Most navigation systems today rely on a global navigation satellite system (GNSS), such as GPS, which involves satellites orbiting the Earth.

The quantum accelerometer is a self-contained system that does not rely on any external signals.

This is particularly important because satellite signals can be blocked by tall buildings, and can be jammed, imitated or denied — preventing accurate navigation.

One day of denial of the satellite service would cost the UK £1 billion.

Accelerometers measure how an object’s velocity changes over time. From this, and the starting point of the object, its new position can be calculated.

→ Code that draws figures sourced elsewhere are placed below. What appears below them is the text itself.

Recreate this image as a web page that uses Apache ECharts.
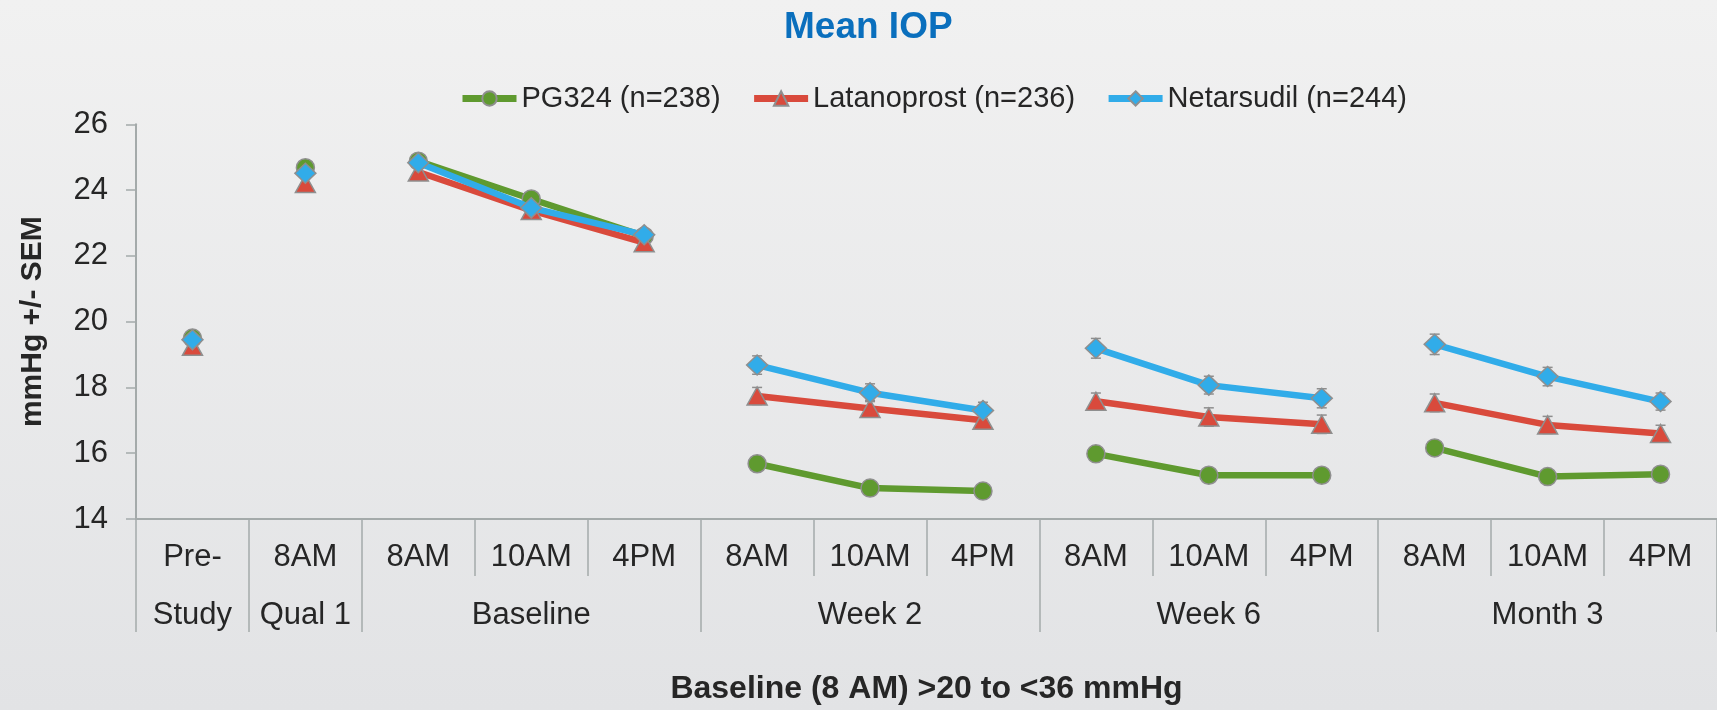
<!DOCTYPE html>
<html><head><meta charset="utf-8">
<script src="https://cdn.jsdelivr.net/npm/echarts@6/dist/echarts.min.js"></script>
<style>
html,body{margin:0;padding:0;}
#c{width:1717px;height:710px;background:linear-gradient(180deg,#f1f1f1 0%,#e2e3e5 100%);}
</style>
</head><body><div id="c"></div>
<script>
// ---- data ----
const timeLabels = ['Pre-','8AM','8AM','10AM','4PM','8AM','10AM','4PM','8AM','10AM','4PM','8AM','10AM','4PM'];
const visitLabels = ['Study','Qual 1','','Baseline','','','Week 2','','','Week 6','','','Month 3',''];
const visitOf = [0,1,2,2,2,3,3,3,4,4,4,5,5,5];
const seriesNames = ['PG324 (n=238)','Latanoprost (n=236)','Netarsudil (n=244)'];
const pg324 =       [19.50,24.68,24.88,23.73,22.60,15.68,14.94,14.85,15.98,15.33,15.33,16.16,15.29,15.36];
const latanoprost = [19.25,24.20,24.55,23.38,22.40,17.74,17.36,17.00,17.58,17.10,16.88,17.53,16.86,16.60];
const netarsudil =  [19.45,24.51,24.83,23.46,22.64,18.68,17.84,17.30,19.19,18.07,17.67,19.31,18.33,17.57];
const semPg324 =       [0.15,0.15,0.15,0.15,0.15,0.22,0.20,0.20,0.22,0.20,0.20,0.22,0.20,0.20];
const semLatanoprost = [0.15,0.15,0.15,0.15,0.15,0.26,0.25,0.24,0.25,0.28,0.28,0.27,0.26,0.25];
const semNetarsudil =  [0.15,0.15,0.15,0.15,0.15,0.28,0.27,0.25,0.30,0.27,0.29,0.31,0.28,0.26];
const yTicks = {min:14, max:26, interval:2};

// ---- styles ----
const colors = ['#5f9a2f','#d94a3c','#31ace9'];
const symbols = ['circle','triangle','diamond'];
const symbolSizes = [18,[20,18],[21,20]];
const values = [pg324, latanoprost, netarsudil];
const sems = [semPg324, semLatanoprost, semNetarsudil];
const axisGray = '#a4aaaa';
const textDark = '#262626';
const font = 'Liberation Sans, Arial, sans-serif';
const nVisits = Math.max(...visitOf) + 1;

const series = [];
values.forEach((vals, s) => {
  // error bars (mean +/- SEM)
  series.push({
    type: 'custom',
    silent: true,
    z: 1,
    data: vals.map((v, i) => [i, v - sems[s][i], v + sems[s][i]]),
    renderItem: function (params, api) {
      const lo = api.coord([api.value(0), api.value(1)]);
      const hi = api.coord([api.value(0), api.value(2)]);
      const cap = 5;
      const st = {stroke: '#8e8e8e', lineWidth: 1.5};
      return {type: 'group', children: [
        {type: 'line', shape: {x1: lo[0], y1: lo[1], x2: hi[0], y2: hi[1]}, style: st},
        {type: 'line', shape: {x1: lo[0]-cap, y1: lo[1], x2: lo[0]+cap, y2: lo[1]}, style: st},
        {type: 'line', shape: {x1: hi[0]-cap, y1: hi[1], x2: hi[0]+cap, y2: hi[1]}, style: st}
      ]};
    }
  });
});
values.forEach((vals, s) => {
  for (let g = 0; g < nVisits; g++) {
    series.push({
      name: seriesNames[s],
      type: 'line',
      z: 3 + s,
      data: vals.map((v, i) => visitOf[i] === g ? v : '-'),
      connectNulls: false,
      symbol: symbols[s],
      symbolSize: symbolSizes[s],
      showAllSymbol: true,
      lineStyle: {color: colors[s], width: 6.5},
      itemStyle: {color: colors[s], borderColor: '#8f8f8f', borderWidth: 1.5},
      emphasis: {disabled: true},
      animation: false
    });
  }
});

const isVisitStart = (i) => i === 0 || visitOf[i] !== visitOf[i - 1];

const chart = echarts.init(document.getElementById('c'), null, {renderer: 'canvas'});
chart.setOption({
  backgroundColor: 'transparent',
  animation: false,
  title: {
    text: 'Mean IOP',
    left: 779, top: 4,
    textStyle: {color: '#0a6fbd', fontSize: 37, fontWeight: 'bold', fontFamily: font}
  },
  legend: {
    data: seriesNames,
    left: 454, top: 79,
    itemWidth: 54, itemHeight: 18, itemGap: 30,
    lineStyle: {width: 7},
    textStyle: {color: textDark, fontSize: 29, fontFamily: font}
  },
  grid: {left: 136, right: -2, top: 124.3, bottom: 185, containLabel: false},
  xAxis: [{
    type: 'category',
    data: timeLabels,
    position: 'bottom',
    boundaryGap: true,
    axisLine: {show: true, lineStyle: {color: axisGray, width: 2}},
    axisTick: {show: true, length: 57, interval: 0, lineStyle: {color: axisGray, width: 1.5}},
    axisLabel: {interval: 0, margin: 23, color: textDark, fontSize: 31, fontFamily: font},
    name: 'Baseline (8 AM) >20 to <36 mmHg',
    nameLocation: 'middle',
    nameGap: 154,
    nameTextStyle: {color: textDark, fontSize: 32, fontWeight: 'bold', fontFamily: font}
  }, {
    type: 'category',
    data: visitLabels,
    position: 'bottom',
    boundaryGap: true,
    axisLine: {show: false},
    axisTick: {show: true, length: 113, interval: (i) => isVisitStart(i), lineStyle: {color: axisGray, width: 1.5}},
    axisLabel: {interval: 0, margin: 81, color: textDark, fontSize: 31, fontFamily: font}
  }],
  yAxis: {
    type: 'value',
    min: yTicks.min, max: yTicks.max, interval: yTicks.interval,
    splitLine: {show: false},
    axisLine: {show: true, lineStyle: {color: axisGray, width: 2}},
    axisTick: {show: true, length: 10, lineStyle: {color: axisGray, width: 1.5}},
    axisLabel: {margin: 28, color: textDark, fontSize: 31, fontFamily: font},
    name: 'mmHg +/- SEM',
    nameLocation: 'middle',
    nameGap: 88,
    nameTextStyle: {color: textDark, fontSize: 30, fontWeight: 'bold', fontFamily: font}
  },
  series: series
});
</script>
</body></html>
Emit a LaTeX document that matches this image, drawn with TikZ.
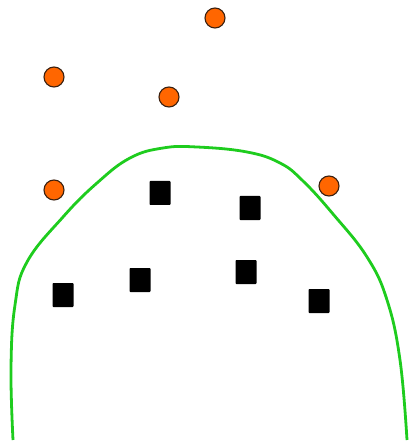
\documentclass[tikz,border=0pt]{standalone}
\usepackage{tikz}
\usetikzlibrary{positioning}
\usepackage{xcolor}
\definecolor{dotorange}{HTML}{FF6600}
\definecolor{dotrim}{HTML}{3A2010}
\definecolor{boundgreen}{HTML}{1ECC1E}

\begin{document}
\begin{tikzpicture}[
      x=1pt, y=-1pt,
      pebble/.style={circle, draw=dotrim, line width=1.1pt, fill=dotorange, minimum size=20pt, inner sep=0pt},
      block/.style={rectangle, fill=black, rounded corners=0.8pt, minimum width=21pt, minimum height=24pt, inner sep=0pt},
    ]
    \useasboundingbox (0,0) rectangle (408,443);
    % orange points
    \node[pebble] (o1) at (215,18) {};
    \node[pebble] (o2) at (54,77) {};
    \node[pebble] (o3) at (169,97) {};
    \node[pebble] (o4) at (54,190) {};
    \node[pebble] (o5) at (329,186) {};
    % black points
    \node[block] (b1) at (160,193) {};
    \node[block] (b2) at (250,208) {};
    \node[block] (b3) at (63,295) {};
    \node[block] (b4) at (140,280) {};
    \node[block] (b5) at (246,272) {};
    \node[block] (b6) at (319,301) {};
    % boundary
    \draw[boundgreen, line width=2.8pt] plot[smooth, tension=0.7] coordinates {
      (13,440) (11,368) (15,305) (27,262) (63,217) (97,183) (130,158)
      (163,148) (197,147) (247,152) (280,163) (303,181) (333,214)
      (367,257) (387,300) (400,360) (407,440)};
  \end{tikzpicture}
\end{document}
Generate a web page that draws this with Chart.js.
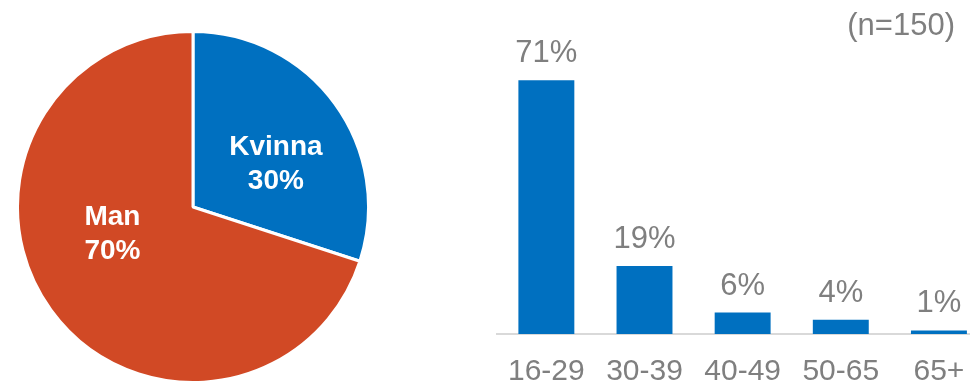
<!DOCTYPE html>
<html>
<head>
<meta charset="utf-8">
<script src="https://cdn.jsdelivr.net/npm/chart.js@4"></script>
<style>
body { margin: 0; width: 970px; height: 385px; overflow: hidden; background: #fff; position: relative; font-family: "Liberation Sans", Arial, sans-serif; }
#kon { position: absolute; left: 16px; top: 30px; }
#alder { position: absolute; left: 488px; top: 0; }
#antal { position: absolute; right: 15px; top: 8px; font-size: 31px; color: #7f7f7f; line-height: 34px; }
</style>
</head>
<body>
<canvas id="kon" width="354" height="354"></canvas>
<canvas id="alder" width="500" height="410"></canvas>
<div id="antal">(n=150)</div>
<script>
const genderLabels = ['Kvinna', 'Man'];
const genderShare = [30, 70];

const ageGroups = ['16-29', '30-39', '40-49', '50-65', '65+'];
const ageShare = [71, 19, 6, 4, 1];

const FONT = '"Liberation Sans", Arial, sans-serif';
const BLUE = '#0070c0';
const RED = '#d14925';
const GREY = '#7f7f7f';

// name + percent written inside each slice
const sliceLabels = {
    id: 'sliceLabels',
    afterDatasetsDraw(chart, args, opts) {
        const ctx = chart.ctx;
        const meta = chart.getDatasetMeta(0);
        ctx.save();
        ctx.font = 'bold 28px ' + FONT;
        ctx.fillStyle = '#fff';
        ctx.textAlign = 'center';
        ctx.textBaseline = 'middle';
        meta.data.forEach((arc, i) => {
            const p = arc.getProps(['x', 'y', 'startAngle', 'endAngle', 'outerRadius'], true);
            const [shift, frac] = opts.place[i];
            const a = (p.startAngle + p.endAngle) / 2 + shift * Math.PI / 180;
            const r = p.outerRadius * frac;
            const cx = p.x + Math.cos(a) * r;
            const cy = p.y + Math.sin(a) * r + 3;
            ctx.fillText(chart.data.labels[i], cx, cy - 17);
            ctx.fillText(chart.data.datasets[0].data[i] + '%', cx, cy + 17);
        });
        ctx.restore();
    }
};

// percent above each bar
const barValues = {
    id: 'barValues',
    afterDatasetsDraw(chart, args, opts) {
        const ctx = chart.ctx;
        const meta = chart.getDatasetMeta(0);
        ctx.save();
        ctx.font = '31px ' + FONT;
        ctx.fillStyle = GREY;
        ctx.textAlign = 'center';
        ctx.textBaseline = 'alphabetic';
        meta.data.forEach((bar, i) => {
            ctx.fillText(chart.data.datasets[0].data[i] + '%', bar.x, bar.y - opts.gap);
        });
        ctx.restore();
    }
};

new Chart(document.getElementById('kon'), {
    type: 'pie',
    data: {
        labels: genderLabels,
        datasets: [{
            data: genderShare,
            backgroundColor: [BLUE, RED],
            borderColor: '#fff',
            borderWidth: 3
        }]
    },
    options: {
        responsive: false,
        animation: false,
        layout: { padding: 0 },
        plugins: {
            legend: { display: false },
            tooltip: { enabled: false },
            sliceLabels: { place: [[7, 0.54], [19, 0.48]] }
        }
    },
    plugins: [sliceLabels]
});

new Chart(document.getElementById('alder'), {
    type: 'bar',
    data: {
        labels: ageGroups,
        datasets: [{
            data: ageShare,
            backgroundColor: BLUE,
            barPercentage: 0.57,
            categoryPercentage: 1
        }]
    },
    options: {
        responsive: false,
        animation: false,
        layout: { padding: { top: 48, left: 0, right: 0, bottom: 0 } },
        scales: {
            x: {
                grid: { display: false, drawTicks: false },
                border: { display: true, color: '#d9d9d9', width: 2 },
                ticks: { color: GREY, font: { family: FONT, size: 30 }, padding: 20 }
            },
            y: {
                display: false,
                min: 0,
                max: 80
            }
        },
        plugins: {
            legend: { display: false },
            tooltip: { enabled: false },
            barValues: { gap: 18 }
        }
    },
    plugins: [barValues]
});
</script>
</body>
</html>
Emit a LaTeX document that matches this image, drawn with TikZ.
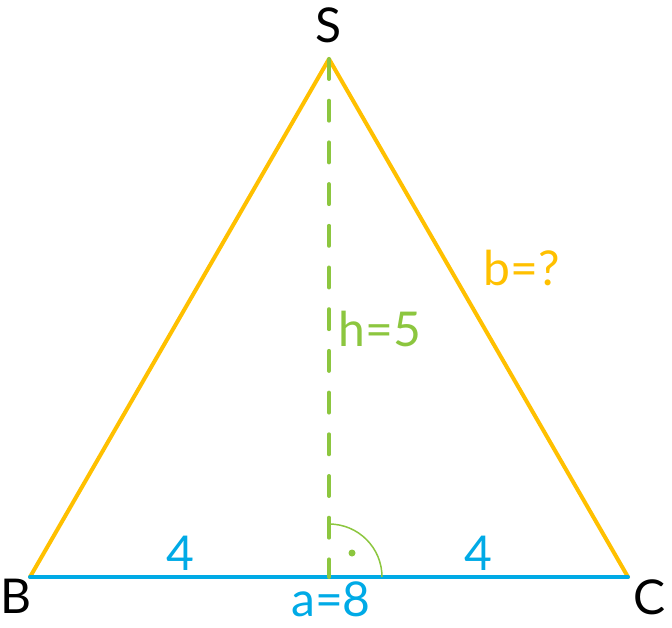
\documentclass[tikz,border=0pt]{standalone}
\usepackage{fontspec}
\setmainfont{Lato}
\definecolor{triyellow}{RGB}{255,192,0}
\definecolor{triblue}{RGB}{0,170,230}
\definecolor{trigreen}{RGB}{140,198,63}
\tikzset{
  side/.style={triyellow, line width=4pt, line join=round, line cap=round},
  basestyle/.style={triblue, line width=4pt, line cap=round},
  heightline/.style={trigreen, line width=4pt, line cap=round, dash pattern=on 20pt off 21.7pt},
  lbl/.style={font=\fontsize{48}{52}\selectfont, inner sep=0pt},
}
\begin{document}
\begin{tikzpicture}[x=1pt,y=-1pt]
\useasboundingbox (0,0) rectangle (672,628);
\coordinate (S) at (329,59);
\coordinate (B) at (30,577);
\coordinate (C) at (628,577);
\coordinate (H) at (329,577);
\draw[side] (B) -- (S) -- (C);
\draw[basestyle] (B) -- (C);
\draw[heightline] (S) -- (H);
\draw[trigreen, line width=1.5pt] ([xshift=53pt]H) arc[start angle=0, end angle=90, radius=53pt];
\fill[trigreen] (352,553) circle[radius=3.5pt];
\node[lbl, text=black] (lS) at (329,25) {S};
\node[lbl, text=black] (lB) at (16,596) {B};
\node[lbl, text=black] (lC) at (650,597) {C};
\node[lbl, text=triblue] (l4a) at (180,553) {4};
\node[lbl, text=triblue] (l4b) at (478,553) {4};
\node[lbl, text=triblue] (la) at (331,599) {a=8};
\node[lbl, text=trigreen] (lh) at (380,329) {h=5};
\node[lbl, text=triyellow] (lb) at (522,268) {b=?};
\end{tikzpicture}
\end{document}
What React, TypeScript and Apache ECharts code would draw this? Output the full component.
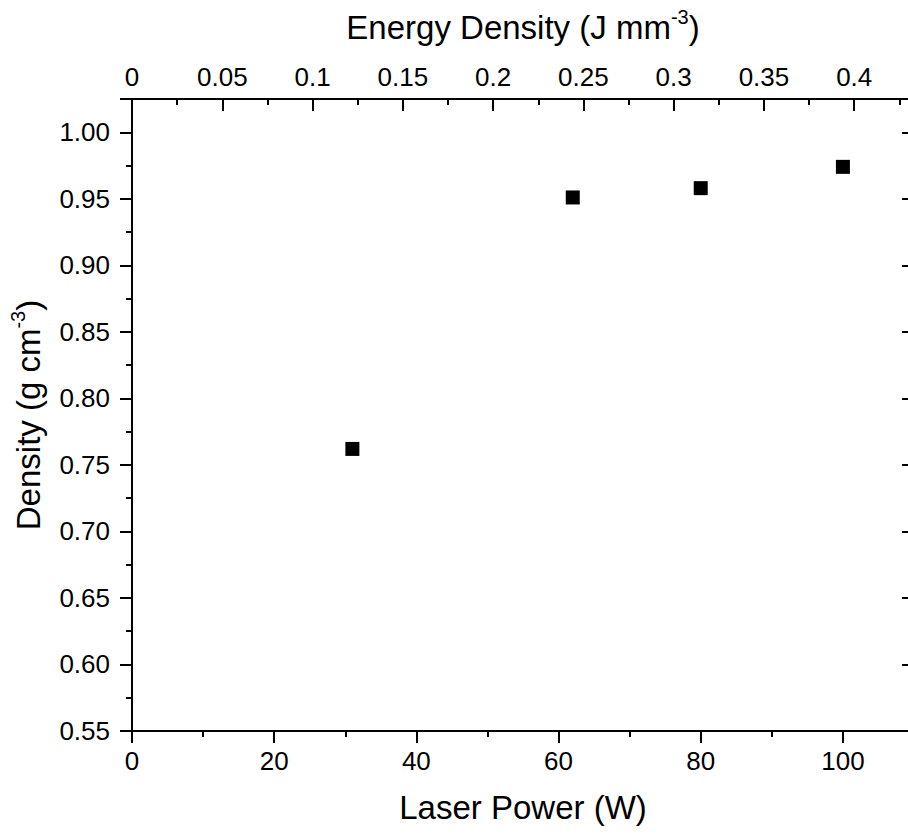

Accelerometers have existed for some time, and they are present today in technologies like mobile phones and lap-tops. However, they cannot maintain their accuracy over longer periods without an external reference.

The quantum accelerometer relies on the precision and accuracy made possible by the properties of supercool atoms.

At extremely low temperatures, the atoms behave in a ‘quantum’ way, acting like both matter and waves.

Joseph Cotter, of the Centre for Cold Matter at Imperial College London, said: “When the atoms are ultra-cold, we have to use quantum mechanics to describe how they move, and this allows us to make what we call an atom inter-ferometer.”